Dear sister in Christ, you are always charitable towards me! And I'm glad you find me likewise towards you! People can disagree without being disagreeable. Yet the fact remains, on the core issues, I keep finding we mostly agree.
WRT to your question above, it seems the main difficulty between us is you tend to separate "faith" and "works" into two separable, mutually exclusive boxes while I tend to see them as dynamically, organically interrelated. Because I do, I don't have to "choose" between them.
Yet I do believe, on the one hand, that no amount of "good works" can save if we have no faith in Christ, or worse, outright deny God. At this level of the problem call it "the level of gross description" if you will it seems justified to speak as if the terms faith and works are indeed separable in a certain sense.
On the other hand, at the personal level, to sort faith and works into their two boxes again, and to ask which one of the two is "efficacious," seems like a bad way of proceeding. My point is at this level of the problem, such a separation creates a false dichotomy. For at this level, faith and works go "hand-in-glove," so to speak. Which is the very point I thought Pastor Tony made so very eloquently (as quoted in my last).
Your question raises a more technical point, one that seems to go to the doctrine of justification, the mystery of how Christ's work on the cross which constitutes the hope of our salvation is "freely imputed to us." By "us" I gather you mean individual souls. I can't speak very well to this issue; I don't know the details. All I know is there is no salvation outside of Christ! And that He alone purchased our redemption from eternal damnation by means of His suffering and death on the Cross.
"We teach that, whereas there may be several applications of any given passage of Scripture, there is but one true interpretation."I so agree! Yet I recognize that the "one true interpretation" is, paradoxically, probably not something that can be reduced to a pure doctrinal form of any kind. Or at least, that is my suspicion regarding the matter. I rather suspect that, although the one true intrepretation is definitely known to God (after all, these are His own statements), the distance between God and man (cognitively speaking) is so vast that I strongly doubt that any man can ever know what God knows. At least, not in this life, in this world....
In other words, human reason as magnificent a gift of God that it is cannot take us "all the way home" on this issue.
And that is why we need faith a living faith.
Just some thoughts, reflections, FWIW.
The TRUTH is there is no salvation outside of Christ.
Thank you ever so much for writing, dear Dr. Eckleburg!

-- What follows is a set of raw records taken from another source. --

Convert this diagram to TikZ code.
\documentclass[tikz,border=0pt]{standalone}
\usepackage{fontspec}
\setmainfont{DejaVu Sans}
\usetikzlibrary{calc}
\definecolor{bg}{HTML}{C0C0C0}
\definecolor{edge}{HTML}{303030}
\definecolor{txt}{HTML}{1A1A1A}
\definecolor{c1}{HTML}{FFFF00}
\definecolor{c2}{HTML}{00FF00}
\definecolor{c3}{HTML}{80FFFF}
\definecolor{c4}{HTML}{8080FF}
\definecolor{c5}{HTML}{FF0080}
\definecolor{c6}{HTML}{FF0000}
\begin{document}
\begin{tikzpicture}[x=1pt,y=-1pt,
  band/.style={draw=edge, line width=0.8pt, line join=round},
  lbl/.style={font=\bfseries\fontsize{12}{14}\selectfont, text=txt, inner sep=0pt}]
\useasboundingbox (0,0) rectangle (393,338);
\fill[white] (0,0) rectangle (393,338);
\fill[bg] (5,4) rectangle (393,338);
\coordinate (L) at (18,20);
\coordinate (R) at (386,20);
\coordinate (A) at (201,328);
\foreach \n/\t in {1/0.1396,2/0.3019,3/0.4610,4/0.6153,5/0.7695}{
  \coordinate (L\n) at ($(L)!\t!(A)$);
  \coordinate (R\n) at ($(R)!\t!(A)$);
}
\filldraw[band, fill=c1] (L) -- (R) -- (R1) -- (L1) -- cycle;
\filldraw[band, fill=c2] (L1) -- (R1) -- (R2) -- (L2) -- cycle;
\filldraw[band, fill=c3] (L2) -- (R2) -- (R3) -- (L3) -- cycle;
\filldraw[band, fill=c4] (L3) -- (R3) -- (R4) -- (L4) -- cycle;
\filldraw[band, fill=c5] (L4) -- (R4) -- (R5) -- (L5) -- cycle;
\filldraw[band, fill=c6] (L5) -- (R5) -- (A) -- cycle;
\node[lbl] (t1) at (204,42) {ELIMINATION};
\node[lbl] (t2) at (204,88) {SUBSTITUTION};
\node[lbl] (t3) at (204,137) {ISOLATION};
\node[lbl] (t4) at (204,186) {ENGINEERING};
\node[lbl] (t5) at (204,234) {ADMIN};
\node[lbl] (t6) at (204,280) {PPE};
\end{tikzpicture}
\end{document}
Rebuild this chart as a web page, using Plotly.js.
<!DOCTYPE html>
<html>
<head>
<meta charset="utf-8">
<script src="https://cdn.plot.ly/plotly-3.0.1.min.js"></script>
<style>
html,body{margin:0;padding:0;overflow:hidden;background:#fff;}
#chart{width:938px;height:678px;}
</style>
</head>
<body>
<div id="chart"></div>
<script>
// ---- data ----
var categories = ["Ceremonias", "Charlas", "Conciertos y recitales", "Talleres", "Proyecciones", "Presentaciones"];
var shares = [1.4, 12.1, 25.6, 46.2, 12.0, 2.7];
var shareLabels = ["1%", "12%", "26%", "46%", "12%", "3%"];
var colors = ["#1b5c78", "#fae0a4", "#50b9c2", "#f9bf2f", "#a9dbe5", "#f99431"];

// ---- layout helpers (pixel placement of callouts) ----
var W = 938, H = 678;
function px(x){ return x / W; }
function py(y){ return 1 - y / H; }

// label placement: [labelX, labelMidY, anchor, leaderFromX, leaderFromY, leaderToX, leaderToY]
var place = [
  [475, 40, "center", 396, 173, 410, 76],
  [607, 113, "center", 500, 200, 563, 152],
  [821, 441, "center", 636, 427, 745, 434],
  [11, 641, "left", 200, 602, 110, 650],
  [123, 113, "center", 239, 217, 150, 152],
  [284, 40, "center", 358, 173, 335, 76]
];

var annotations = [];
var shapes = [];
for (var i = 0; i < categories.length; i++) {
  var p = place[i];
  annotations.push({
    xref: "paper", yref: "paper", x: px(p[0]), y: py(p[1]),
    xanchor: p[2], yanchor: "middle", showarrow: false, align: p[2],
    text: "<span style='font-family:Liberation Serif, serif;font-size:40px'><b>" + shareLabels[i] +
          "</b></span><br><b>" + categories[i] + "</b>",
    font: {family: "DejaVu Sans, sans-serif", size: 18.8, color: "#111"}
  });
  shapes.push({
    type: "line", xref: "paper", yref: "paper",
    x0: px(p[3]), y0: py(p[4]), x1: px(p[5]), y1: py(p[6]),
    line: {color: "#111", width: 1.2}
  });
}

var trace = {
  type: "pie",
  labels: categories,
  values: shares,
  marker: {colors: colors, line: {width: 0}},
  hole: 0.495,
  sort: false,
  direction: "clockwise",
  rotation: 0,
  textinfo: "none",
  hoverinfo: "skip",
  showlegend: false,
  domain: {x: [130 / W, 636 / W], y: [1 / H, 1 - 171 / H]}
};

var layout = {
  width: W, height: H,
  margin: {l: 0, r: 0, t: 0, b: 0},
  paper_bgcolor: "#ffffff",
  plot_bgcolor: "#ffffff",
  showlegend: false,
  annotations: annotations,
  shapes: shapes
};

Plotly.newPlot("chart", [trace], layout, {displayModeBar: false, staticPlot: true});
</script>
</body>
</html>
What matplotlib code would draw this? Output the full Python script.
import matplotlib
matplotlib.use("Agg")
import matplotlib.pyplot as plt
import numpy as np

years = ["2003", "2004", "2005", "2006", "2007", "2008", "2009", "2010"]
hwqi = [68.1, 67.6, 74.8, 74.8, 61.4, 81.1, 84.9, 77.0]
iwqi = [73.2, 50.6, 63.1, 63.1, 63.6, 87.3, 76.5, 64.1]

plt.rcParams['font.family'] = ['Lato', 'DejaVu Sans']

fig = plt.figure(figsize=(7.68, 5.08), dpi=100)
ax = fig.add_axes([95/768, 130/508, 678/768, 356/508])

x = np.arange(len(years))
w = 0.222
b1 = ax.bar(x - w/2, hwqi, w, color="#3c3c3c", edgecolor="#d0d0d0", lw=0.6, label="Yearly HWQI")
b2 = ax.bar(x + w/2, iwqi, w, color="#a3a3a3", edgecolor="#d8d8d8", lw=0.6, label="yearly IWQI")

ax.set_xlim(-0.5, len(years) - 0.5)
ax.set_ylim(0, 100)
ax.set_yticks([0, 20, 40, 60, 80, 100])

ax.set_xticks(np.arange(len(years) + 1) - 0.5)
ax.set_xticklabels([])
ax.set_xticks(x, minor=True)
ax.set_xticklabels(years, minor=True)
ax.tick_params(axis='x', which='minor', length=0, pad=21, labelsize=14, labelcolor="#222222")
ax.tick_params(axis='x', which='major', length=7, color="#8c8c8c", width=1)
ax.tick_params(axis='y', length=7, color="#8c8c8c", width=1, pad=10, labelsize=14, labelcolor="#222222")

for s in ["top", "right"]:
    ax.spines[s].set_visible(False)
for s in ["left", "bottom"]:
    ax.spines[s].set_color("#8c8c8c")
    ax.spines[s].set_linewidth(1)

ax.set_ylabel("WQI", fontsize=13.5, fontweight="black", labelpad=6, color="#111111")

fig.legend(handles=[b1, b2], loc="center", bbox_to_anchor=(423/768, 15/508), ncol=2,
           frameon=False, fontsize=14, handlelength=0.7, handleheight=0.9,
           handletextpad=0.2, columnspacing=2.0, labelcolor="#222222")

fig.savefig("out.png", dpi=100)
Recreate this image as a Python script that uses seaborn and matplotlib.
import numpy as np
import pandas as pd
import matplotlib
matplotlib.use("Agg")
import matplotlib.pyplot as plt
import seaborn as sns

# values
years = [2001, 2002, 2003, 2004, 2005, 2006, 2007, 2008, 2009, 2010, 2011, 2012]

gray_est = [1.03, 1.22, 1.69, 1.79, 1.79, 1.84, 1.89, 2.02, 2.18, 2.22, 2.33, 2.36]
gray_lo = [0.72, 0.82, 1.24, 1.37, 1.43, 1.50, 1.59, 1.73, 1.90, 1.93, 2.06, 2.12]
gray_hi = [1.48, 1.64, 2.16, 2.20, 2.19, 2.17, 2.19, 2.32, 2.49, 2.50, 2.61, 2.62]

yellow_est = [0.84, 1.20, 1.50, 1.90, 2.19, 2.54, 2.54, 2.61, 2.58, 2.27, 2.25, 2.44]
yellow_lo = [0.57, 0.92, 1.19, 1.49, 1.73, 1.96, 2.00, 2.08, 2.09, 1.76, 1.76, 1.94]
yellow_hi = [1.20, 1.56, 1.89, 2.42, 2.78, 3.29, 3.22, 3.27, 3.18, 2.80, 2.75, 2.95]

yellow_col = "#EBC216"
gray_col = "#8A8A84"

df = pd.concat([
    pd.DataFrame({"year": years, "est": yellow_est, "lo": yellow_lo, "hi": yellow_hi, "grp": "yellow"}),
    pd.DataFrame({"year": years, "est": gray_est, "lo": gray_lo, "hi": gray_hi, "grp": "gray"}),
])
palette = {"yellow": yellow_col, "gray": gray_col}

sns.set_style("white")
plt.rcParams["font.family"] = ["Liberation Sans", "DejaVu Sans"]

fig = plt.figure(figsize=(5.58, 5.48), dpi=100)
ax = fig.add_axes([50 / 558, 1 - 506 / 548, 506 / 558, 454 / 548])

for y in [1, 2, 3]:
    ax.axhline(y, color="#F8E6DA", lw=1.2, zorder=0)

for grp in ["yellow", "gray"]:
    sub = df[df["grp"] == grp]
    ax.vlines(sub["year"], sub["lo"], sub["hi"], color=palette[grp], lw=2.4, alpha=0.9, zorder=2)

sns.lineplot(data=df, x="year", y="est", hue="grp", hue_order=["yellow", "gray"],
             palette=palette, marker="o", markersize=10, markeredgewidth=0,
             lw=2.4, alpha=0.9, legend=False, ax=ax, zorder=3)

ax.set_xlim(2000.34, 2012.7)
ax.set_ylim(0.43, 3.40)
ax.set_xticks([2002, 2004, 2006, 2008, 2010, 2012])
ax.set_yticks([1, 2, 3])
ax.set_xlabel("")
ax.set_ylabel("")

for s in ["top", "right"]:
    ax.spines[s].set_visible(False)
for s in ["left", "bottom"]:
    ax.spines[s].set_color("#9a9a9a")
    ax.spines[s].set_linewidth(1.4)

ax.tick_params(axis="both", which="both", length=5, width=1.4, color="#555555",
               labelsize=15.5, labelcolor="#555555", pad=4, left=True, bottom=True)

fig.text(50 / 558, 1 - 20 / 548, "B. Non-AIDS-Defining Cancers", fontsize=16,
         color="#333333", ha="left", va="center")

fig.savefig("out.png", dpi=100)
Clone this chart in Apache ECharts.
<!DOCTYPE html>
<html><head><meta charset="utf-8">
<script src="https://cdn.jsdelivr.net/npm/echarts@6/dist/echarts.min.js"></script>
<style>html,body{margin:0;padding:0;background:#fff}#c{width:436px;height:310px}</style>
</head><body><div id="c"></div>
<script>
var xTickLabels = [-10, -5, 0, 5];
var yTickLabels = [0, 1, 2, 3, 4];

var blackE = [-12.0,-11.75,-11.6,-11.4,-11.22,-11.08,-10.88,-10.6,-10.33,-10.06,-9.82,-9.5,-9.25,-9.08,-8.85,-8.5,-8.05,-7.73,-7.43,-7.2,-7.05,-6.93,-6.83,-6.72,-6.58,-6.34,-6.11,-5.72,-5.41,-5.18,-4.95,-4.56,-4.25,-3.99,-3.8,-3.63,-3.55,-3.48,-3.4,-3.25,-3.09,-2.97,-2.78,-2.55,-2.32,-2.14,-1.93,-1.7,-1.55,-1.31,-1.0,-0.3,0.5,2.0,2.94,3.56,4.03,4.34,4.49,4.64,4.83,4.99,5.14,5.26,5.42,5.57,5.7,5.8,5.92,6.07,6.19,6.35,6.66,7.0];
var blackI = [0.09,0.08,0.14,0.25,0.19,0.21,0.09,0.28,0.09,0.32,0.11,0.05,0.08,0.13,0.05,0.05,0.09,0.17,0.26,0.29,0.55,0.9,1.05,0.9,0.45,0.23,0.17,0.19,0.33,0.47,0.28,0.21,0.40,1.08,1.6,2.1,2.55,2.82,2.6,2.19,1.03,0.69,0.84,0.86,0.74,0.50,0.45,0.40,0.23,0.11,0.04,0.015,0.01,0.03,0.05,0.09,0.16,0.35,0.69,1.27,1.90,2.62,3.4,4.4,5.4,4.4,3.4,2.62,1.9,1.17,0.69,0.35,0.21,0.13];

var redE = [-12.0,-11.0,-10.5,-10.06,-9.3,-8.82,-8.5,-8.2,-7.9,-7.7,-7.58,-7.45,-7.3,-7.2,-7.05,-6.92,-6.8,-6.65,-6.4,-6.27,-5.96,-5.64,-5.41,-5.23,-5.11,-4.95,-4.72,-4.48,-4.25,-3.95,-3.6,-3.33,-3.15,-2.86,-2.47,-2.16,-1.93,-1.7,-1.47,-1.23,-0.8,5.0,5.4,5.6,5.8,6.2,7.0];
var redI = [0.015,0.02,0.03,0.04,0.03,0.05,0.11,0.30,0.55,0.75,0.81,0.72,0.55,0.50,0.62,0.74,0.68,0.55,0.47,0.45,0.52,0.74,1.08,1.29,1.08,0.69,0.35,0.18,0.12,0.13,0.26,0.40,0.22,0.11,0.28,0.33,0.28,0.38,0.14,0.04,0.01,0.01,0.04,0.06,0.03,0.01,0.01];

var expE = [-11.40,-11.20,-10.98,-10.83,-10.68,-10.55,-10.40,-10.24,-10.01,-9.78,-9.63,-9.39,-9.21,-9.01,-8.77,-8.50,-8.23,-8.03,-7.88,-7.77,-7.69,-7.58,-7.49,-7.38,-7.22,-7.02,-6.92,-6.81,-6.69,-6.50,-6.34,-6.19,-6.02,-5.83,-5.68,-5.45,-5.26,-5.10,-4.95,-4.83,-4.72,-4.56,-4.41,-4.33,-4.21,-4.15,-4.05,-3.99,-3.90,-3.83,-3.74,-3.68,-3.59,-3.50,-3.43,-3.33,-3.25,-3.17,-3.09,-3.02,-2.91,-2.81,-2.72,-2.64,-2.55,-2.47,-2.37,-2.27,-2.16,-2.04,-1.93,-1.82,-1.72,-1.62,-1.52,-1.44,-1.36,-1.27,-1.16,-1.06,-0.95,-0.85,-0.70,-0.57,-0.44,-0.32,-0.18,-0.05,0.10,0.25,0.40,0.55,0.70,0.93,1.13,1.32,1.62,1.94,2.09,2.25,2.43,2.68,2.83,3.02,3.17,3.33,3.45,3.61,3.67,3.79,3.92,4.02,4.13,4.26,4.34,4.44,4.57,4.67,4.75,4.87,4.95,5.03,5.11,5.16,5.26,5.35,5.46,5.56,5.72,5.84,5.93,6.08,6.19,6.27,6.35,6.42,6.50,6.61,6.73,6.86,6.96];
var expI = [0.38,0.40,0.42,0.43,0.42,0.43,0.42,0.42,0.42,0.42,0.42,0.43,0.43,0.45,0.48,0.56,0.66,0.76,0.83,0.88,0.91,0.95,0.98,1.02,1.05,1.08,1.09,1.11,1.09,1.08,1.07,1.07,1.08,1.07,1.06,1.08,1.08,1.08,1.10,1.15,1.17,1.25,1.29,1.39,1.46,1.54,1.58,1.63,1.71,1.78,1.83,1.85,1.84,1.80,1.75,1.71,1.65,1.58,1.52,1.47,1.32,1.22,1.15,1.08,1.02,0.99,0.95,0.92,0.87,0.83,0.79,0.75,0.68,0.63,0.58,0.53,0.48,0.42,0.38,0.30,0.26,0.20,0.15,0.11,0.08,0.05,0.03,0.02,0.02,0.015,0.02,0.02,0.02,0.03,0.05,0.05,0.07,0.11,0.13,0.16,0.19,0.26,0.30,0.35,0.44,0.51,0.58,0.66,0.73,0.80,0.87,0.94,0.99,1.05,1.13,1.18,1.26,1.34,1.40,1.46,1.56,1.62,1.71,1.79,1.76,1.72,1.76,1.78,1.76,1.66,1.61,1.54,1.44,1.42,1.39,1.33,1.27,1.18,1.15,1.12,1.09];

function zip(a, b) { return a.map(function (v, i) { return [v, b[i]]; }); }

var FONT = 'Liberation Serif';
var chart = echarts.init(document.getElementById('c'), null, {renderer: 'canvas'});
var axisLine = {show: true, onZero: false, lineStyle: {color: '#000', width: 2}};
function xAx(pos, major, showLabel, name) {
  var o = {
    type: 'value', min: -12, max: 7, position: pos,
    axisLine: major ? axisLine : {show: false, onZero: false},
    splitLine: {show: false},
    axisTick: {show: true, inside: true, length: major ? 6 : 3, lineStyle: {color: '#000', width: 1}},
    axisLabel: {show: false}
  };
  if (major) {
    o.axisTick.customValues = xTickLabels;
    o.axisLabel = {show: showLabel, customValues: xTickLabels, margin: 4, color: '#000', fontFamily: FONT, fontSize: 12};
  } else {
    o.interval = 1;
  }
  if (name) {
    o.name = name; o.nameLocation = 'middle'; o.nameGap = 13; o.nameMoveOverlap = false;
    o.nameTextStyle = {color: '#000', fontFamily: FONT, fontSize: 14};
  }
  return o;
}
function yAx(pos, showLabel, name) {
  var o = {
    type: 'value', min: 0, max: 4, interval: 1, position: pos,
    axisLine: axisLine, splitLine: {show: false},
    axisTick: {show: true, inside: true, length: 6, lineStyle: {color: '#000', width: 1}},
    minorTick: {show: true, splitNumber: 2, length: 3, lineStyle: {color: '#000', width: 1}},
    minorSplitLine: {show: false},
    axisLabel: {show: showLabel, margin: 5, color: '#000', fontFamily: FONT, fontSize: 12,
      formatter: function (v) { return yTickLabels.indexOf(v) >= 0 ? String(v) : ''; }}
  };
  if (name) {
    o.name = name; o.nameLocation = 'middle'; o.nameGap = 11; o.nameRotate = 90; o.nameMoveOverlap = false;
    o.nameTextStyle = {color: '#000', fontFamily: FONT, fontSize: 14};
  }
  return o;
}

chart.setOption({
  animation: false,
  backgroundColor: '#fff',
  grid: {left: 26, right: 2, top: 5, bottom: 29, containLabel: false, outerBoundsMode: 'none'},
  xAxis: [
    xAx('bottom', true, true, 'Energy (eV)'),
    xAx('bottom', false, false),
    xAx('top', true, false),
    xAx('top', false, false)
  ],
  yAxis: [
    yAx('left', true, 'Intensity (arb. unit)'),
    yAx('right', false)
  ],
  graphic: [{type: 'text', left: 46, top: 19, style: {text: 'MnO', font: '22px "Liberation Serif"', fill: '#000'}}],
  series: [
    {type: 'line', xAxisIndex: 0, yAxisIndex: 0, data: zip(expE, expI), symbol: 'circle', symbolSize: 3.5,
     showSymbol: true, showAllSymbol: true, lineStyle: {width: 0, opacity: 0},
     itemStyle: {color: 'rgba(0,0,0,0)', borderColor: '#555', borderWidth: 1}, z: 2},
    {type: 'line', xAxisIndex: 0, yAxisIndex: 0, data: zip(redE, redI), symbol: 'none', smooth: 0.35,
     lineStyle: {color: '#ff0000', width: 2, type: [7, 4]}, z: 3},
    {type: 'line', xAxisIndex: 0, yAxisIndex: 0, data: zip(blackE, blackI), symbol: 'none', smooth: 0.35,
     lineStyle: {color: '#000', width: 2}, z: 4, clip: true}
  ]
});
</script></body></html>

But as far as our own good works being "efficatious" towards salvation, I think the Bible is clear --
Not of works, lest any man should boast." -- Ephesians 2:8-9"For by grace are ye saved through faith; and that not of yourselves: it is the gift of God:
Unless Paul got it wrong.
All I know is there is no salvation outside of Christ! And that He alone purchased our redemption from eternal damnation by means of His suffering and death on the Cross.
Amen. And as evidence of our justification before God, He gives us faith in Christ and His work on the cross on our behalf.
When we stand before God on Judgment Day, mercifully we will not be judged for our own good works which are as filthy rags to God, but for the good work of Christ. God loves us because He sees Christ within us. Mercy triumphs over judgment.